Task statement :: Repeat every line of the listing below exactly, minus the pictures.

Raw data ::
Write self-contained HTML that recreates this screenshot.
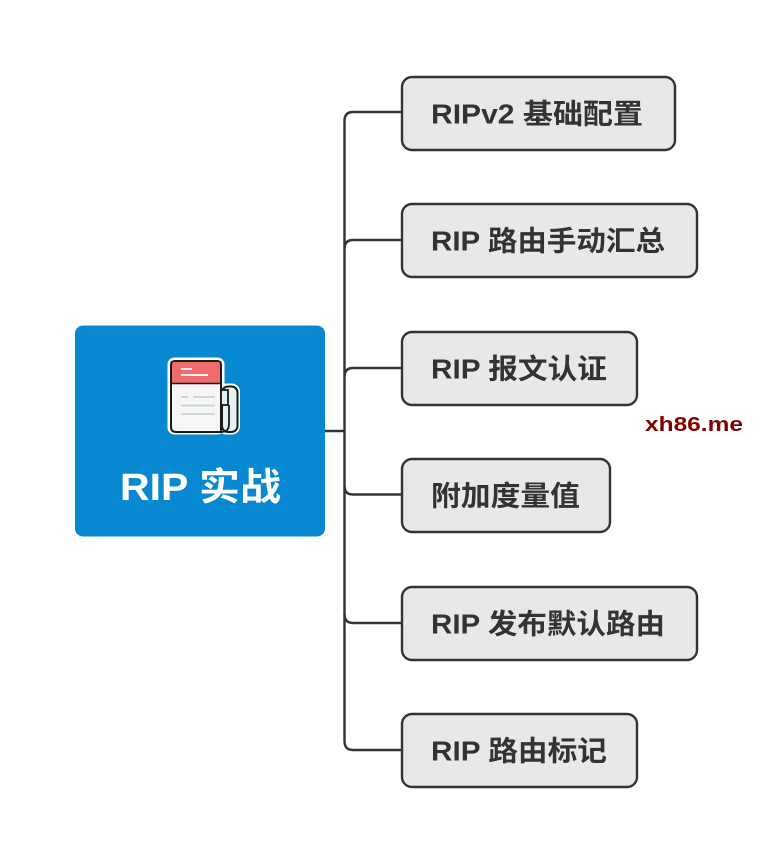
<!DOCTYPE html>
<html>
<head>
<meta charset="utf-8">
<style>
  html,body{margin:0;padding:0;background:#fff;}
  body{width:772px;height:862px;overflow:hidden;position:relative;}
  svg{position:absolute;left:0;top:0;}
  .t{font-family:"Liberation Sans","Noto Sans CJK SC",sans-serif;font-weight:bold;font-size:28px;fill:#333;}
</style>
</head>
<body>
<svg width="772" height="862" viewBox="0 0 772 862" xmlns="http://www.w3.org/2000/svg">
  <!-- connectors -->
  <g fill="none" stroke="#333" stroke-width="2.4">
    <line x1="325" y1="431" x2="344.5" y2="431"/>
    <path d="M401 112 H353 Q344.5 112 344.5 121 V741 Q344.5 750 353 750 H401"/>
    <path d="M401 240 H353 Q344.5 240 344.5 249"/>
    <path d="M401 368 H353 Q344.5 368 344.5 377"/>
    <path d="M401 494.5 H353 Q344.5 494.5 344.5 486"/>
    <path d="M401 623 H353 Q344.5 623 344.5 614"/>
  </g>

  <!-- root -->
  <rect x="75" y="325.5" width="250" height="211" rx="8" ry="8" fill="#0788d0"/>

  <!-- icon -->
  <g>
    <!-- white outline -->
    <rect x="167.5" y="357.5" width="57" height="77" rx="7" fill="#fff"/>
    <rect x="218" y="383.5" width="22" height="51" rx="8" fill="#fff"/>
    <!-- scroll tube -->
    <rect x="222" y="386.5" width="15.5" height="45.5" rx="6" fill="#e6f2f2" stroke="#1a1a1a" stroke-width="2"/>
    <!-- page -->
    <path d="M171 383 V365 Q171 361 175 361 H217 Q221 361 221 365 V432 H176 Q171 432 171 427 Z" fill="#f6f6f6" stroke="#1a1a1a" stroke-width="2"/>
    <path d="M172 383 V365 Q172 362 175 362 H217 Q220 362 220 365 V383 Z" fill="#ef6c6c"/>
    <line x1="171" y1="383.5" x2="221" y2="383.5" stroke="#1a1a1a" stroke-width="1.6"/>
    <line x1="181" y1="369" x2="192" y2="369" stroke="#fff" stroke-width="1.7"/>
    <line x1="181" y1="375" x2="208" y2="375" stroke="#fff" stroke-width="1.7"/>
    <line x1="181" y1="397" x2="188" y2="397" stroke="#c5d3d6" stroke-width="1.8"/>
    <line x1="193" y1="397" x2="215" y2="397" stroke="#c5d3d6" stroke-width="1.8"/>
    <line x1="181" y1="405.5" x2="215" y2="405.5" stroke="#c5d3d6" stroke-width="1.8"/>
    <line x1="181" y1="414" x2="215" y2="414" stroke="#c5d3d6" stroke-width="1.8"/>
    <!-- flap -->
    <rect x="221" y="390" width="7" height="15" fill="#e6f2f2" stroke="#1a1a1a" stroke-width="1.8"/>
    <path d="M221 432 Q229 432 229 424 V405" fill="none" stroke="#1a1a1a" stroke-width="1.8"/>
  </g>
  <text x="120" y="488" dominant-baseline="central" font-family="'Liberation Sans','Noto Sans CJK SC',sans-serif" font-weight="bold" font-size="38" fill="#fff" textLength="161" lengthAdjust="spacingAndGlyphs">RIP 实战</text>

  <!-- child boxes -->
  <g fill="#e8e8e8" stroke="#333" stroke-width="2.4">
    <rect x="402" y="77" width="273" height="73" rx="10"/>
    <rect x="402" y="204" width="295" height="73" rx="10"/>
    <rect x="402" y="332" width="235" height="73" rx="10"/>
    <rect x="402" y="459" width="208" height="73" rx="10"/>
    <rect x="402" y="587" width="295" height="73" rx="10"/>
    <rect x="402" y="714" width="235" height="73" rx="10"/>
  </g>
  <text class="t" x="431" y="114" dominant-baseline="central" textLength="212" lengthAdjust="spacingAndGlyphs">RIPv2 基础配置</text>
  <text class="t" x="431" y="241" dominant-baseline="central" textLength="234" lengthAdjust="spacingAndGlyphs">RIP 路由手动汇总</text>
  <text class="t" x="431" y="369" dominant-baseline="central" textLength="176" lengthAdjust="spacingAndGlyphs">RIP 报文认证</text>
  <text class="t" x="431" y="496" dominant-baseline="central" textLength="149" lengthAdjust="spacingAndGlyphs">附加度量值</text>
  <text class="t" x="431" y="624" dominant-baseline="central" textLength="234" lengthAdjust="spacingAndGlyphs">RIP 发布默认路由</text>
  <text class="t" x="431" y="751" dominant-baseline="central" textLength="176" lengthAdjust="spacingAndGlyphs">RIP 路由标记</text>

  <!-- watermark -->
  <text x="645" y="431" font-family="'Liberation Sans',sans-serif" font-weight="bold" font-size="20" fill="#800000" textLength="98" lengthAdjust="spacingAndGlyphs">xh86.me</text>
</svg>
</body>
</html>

Answer to this exercise ::
Write self-contained HTML that recreates this screenshot.
<!DOCTYPE html>
<html>
<head>
<meta charset="utf-8">
<style>
  html,body{margin:0;padding:0;background:#fff;}
  body{width:772px;height:862px;overflow:hidden;position:relative;}
  svg{position:absolute;left:0;top:0;}
  .t{font-family:"Liberation Sans","Noto Sans CJK SC",sans-serif;font-weight:bold;font-size:28px;fill:#333;}
</style>
</head>
<body>
<svg width="772" height="862" viewBox="0 0 772 862" xmlns="http://www.w3.org/2000/svg">
  <!-- connectors -->
  <g fill="none" stroke="#333" stroke-width="2.4">
    <line x1="325" y1="431" x2="344.5" y2="431"/>
    <path d="M401 112 H353 Q344.5 112 344.5 121 V741 Q344.5 750 353 750 H401"/>
    <path d="M401 240 H353 Q344.5 240 344.5 249"/>
    <path d="M401 368 H353 Q344.5 368 344.5 377"/>
    <path d="M401 494.5 H353 Q344.5 494.5 344.5 486"/>
    <path d="M401 623 H353 Q344.5 623 344.5 614"/>
  </g>

  <!-- root -->
  <rect x="75" y="325.5" width="250" height="211" rx="8" ry="8" fill="#0788d0"/>

  <!-- icon -->
  <g>
    <!-- white outline -->
    <rect x="167.5" y="357.5" width="57" height="77" rx="7" fill="#fff"/>
    <rect x="218" y="383.5" width="22" height="51" rx="8" fill="#fff"/>
    <!-- scroll tube -->
    <rect x="222" y="386.5" width="15.5" height="45.5" rx="6" fill="#e6f2f2" stroke="#1a1a1a" stroke-width="2"/>
    <!-- page -->
    <path d="M171 383 V365 Q171 361 175 361 H217 Q221 361 221 365 V432 H176 Q171 432 171 427 Z" fill="#f6f6f6" stroke="#1a1a1a" stroke-width="2"/>
    <path d="M172 383 V365 Q172 362 175 362 H217 Q220 362 220 365 V383 Z" fill="#ef6c6c"/>
    <line x1="171" y1="383.5" x2="221" y2="383.5" stroke="#1a1a1a" stroke-width="1.6"/>
    <line x1="181" y1="369" x2="192" y2="369" stroke="#fff" stroke-width="1.7"/>
    <line x1="181" y1="375" x2="208" y2="375" stroke="#fff" stroke-width="1.7"/>
    <line x1="181" y1="397" x2="188" y2="397" stroke="#c5d3d6" stroke-width="1.8"/>
    <line x1="193" y1="397" x2="215" y2="397" stroke="#c5d3d6" stroke-width="1.8"/>
    <line x1="181" y1="405.5" x2="215" y2="405.5" stroke="#c5d3d6" stroke-width="1.8"/>
    <line x1="181" y1="414" x2="215" y2="414" stroke="#c5d3d6" stroke-width="1.8"/>
    <!-- flap -->
    <rect x="221" y="390" width="7" height="15" fill="#e6f2f2" stroke="#1a1a1a" stroke-width="1.8"/>
    <path d="M221 432 Q229 432 229 424 V405" fill="none" stroke="#1a1a1a" stroke-width="1.8"/>
  </g>
  <text x="120" y="488" dominant-baseline="central" font-family="'Liberation Sans','Noto Sans CJK SC',sans-serif" font-weight="bold" font-size="38" fill="#fff" textLength="161" lengthAdjust="spacingAndGlyphs">RIP 实战</text>

  <!-- child boxes -->
  <g fill="#e8e8e8" stroke="#333" stroke-width="2.4">
    <rect x="402" y="77" width="273" height="73" rx="10"/>
    <rect x="402" y="204" width="295" height="73" rx="10"/>
    <rect x="402" y="332" width="235" height="73" rx="10"/>
    <rect x="402" y="459" width="208" height="73" rx="10"/>
    <rect x="402" y="587" width="295" height="73" rx="10"/>
    <rect x="402" y="714" width="235" height="73" rx="10"/>
  </g>
  <text class="t" x="431" y="114" dominant-baseline="central" textLength="212" lengthAdjust="spacingAndGlyphs">RIPv2 基础配置</text>
  <text class="t" x="431" y="241" dominant-baseline="central" textLength="234" lengthAdjust="spacingAndGlyphs">RIP 路由手动汇总</text>
  <text class="t" x="431" y="369" dominant-baseline="central" textLength="176" lengthAdjust="spacingAndGlyphs">RIP 报文认证</text>
  <text class="t" x="431" y="496" dominant-baseline="central" textLength="149" lengthAdjust="spacingAndGlyphs">附加度量值</text>
  <text class="t" x="431" y="624" dominant-baseline="central" textLength="234" lengthAdjust="spacingAndGlyphs">RIP 发布默认路由</text>
  <text class="t" x="431" y="751" dominant-baseline="central" textLength="176" lengthAdjust="spacingAndGlyphs">RIP 路由标记</text>

  <!-- watermark -->
  <text x="645" y="431" font-family="'Liberation Sans',sans-serif" font-weight="bold" font-size="20" fill="#800000" textLength="98" lengthAdjust="spacingAndGlyphs">xh86.me</text>
</svg>
</body>
</html>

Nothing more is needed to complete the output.